Forgive and Forget
I forgive you, but I won’t forget what you did. So I will bring it up every time we get into a fight, because I remember. But don’t worry, I totally forgive you, I am just bitter and resentful enough to recall your actions when it is convenient for me. Sound fair?
Forgiveness is complex. Especially with contradictory clichés that tell you not to forget the wrong doings of whom you are graciously forgiving. I really don’t get how that works. Because if you dwell on how that person hurt you, and always keep it locked in your memory banks, do you ever really let go? And is that truly forgiveness?
In my worldview, if you are going to forgive someone you have to fully surrender. You can’t keep someone around who you are still angry at just to punish them more the next time they fuck up. It is like keeping a person hostage to their guilt and misdeeds. If you are going to allow them in your life, you can’t continue chastising them for past exploits. Of course there is a fine line between accepting the bullshit people throw at us, and taking a bath in it. It is easy to drown in feces when you never stand up for yourself too. Being the bigger person doesn’t mean you have to be an emotional doormat. So sometimes you can’t suspend the blame, and that is fine, but then you have to set that person free and not be in their life anymore.

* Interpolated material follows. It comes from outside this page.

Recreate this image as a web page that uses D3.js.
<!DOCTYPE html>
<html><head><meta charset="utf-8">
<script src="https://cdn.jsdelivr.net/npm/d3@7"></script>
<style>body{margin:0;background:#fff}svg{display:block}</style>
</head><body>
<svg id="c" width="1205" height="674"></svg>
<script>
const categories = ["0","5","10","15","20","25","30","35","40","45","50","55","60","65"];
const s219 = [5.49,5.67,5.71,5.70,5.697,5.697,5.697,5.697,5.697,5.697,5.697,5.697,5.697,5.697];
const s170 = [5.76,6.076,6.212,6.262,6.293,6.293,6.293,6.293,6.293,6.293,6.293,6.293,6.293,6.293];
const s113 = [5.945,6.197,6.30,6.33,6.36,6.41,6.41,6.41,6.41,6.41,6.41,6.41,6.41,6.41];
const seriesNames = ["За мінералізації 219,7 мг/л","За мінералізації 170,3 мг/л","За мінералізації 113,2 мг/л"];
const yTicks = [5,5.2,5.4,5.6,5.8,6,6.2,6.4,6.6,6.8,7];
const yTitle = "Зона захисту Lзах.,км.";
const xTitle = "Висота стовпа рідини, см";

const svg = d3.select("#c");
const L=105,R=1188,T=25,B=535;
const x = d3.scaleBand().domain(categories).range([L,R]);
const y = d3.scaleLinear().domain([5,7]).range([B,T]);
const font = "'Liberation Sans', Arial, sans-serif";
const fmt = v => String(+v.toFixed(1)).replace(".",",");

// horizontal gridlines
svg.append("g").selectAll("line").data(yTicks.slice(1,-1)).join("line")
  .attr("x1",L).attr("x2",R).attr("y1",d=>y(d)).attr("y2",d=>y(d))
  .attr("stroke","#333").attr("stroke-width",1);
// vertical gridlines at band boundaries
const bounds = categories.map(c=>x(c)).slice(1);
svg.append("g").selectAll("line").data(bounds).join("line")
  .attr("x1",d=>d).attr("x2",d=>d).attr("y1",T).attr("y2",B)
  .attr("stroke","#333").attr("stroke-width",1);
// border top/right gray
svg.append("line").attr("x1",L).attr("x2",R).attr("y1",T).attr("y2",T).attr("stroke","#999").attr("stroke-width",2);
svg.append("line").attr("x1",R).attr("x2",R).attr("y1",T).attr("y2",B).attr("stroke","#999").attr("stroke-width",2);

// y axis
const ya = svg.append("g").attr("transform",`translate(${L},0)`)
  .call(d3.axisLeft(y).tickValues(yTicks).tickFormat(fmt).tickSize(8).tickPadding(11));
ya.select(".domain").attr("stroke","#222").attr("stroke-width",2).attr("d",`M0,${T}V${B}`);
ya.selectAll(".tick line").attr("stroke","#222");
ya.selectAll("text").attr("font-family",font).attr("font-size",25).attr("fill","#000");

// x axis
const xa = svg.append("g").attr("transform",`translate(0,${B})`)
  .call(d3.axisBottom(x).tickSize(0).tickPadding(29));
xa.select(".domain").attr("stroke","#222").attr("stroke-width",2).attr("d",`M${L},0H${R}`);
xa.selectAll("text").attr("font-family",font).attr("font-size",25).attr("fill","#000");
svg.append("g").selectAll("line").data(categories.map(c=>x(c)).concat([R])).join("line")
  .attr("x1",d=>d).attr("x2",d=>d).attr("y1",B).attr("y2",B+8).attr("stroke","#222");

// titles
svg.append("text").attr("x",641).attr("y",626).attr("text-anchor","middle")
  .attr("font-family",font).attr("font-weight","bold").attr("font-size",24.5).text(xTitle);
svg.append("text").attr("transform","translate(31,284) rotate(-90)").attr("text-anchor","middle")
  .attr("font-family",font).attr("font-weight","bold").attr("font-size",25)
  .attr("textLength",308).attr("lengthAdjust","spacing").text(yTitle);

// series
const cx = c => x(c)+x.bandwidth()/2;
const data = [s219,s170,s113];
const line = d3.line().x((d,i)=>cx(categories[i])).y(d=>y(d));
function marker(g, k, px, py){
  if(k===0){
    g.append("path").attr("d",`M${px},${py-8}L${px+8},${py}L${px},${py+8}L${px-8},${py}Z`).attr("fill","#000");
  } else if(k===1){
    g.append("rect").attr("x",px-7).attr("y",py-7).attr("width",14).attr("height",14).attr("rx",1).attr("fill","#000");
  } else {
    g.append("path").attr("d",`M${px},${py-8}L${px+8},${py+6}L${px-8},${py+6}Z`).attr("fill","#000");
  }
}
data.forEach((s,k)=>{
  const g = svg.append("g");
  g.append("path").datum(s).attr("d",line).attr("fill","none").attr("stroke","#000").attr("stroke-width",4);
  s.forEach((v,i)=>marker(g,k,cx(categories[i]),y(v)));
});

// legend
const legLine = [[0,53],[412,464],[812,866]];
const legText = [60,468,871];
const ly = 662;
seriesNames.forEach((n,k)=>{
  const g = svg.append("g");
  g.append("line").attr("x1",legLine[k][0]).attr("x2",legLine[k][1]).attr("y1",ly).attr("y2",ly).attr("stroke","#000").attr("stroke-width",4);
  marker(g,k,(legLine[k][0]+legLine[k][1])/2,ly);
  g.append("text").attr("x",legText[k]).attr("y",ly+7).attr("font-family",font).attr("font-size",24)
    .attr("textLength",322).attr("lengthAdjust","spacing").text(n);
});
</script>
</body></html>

In order to truly forgive someone, I think it is necessary to understand their motives. You don’t have to agree them, but having some sort of comprehension of why they did what they did will help. I have had people in my life who I felt betrayed me, and the challenge was extending empathy to their experience. But once I committed to being sympathetic to their psychic state, I was more sensitive to their position. As long as it wasn’t doggy style.
I have acted questionably to people in my past, and it wasn’t’ because I didn’t love them. It was mostly because I was being selfish. Or weak. Or too scared to deal with reality. But mostly selfish. The people that were able to forgive me for my dubious actions were the ones that took the time to talk to me about it in a real way. It was never easy for me to admit my petty emotions, but it was only through that humbling display could the other person feel for me, rather than at me.
Forgiveness is about acceptance. Accepting the fallible nature of the human condition. The unpredictable impulses that expose the ugliness we all harbor. Forgiving can feel empowering…
So Munch, I forgive you for taking Baby from me… and for upstaging me in this picture.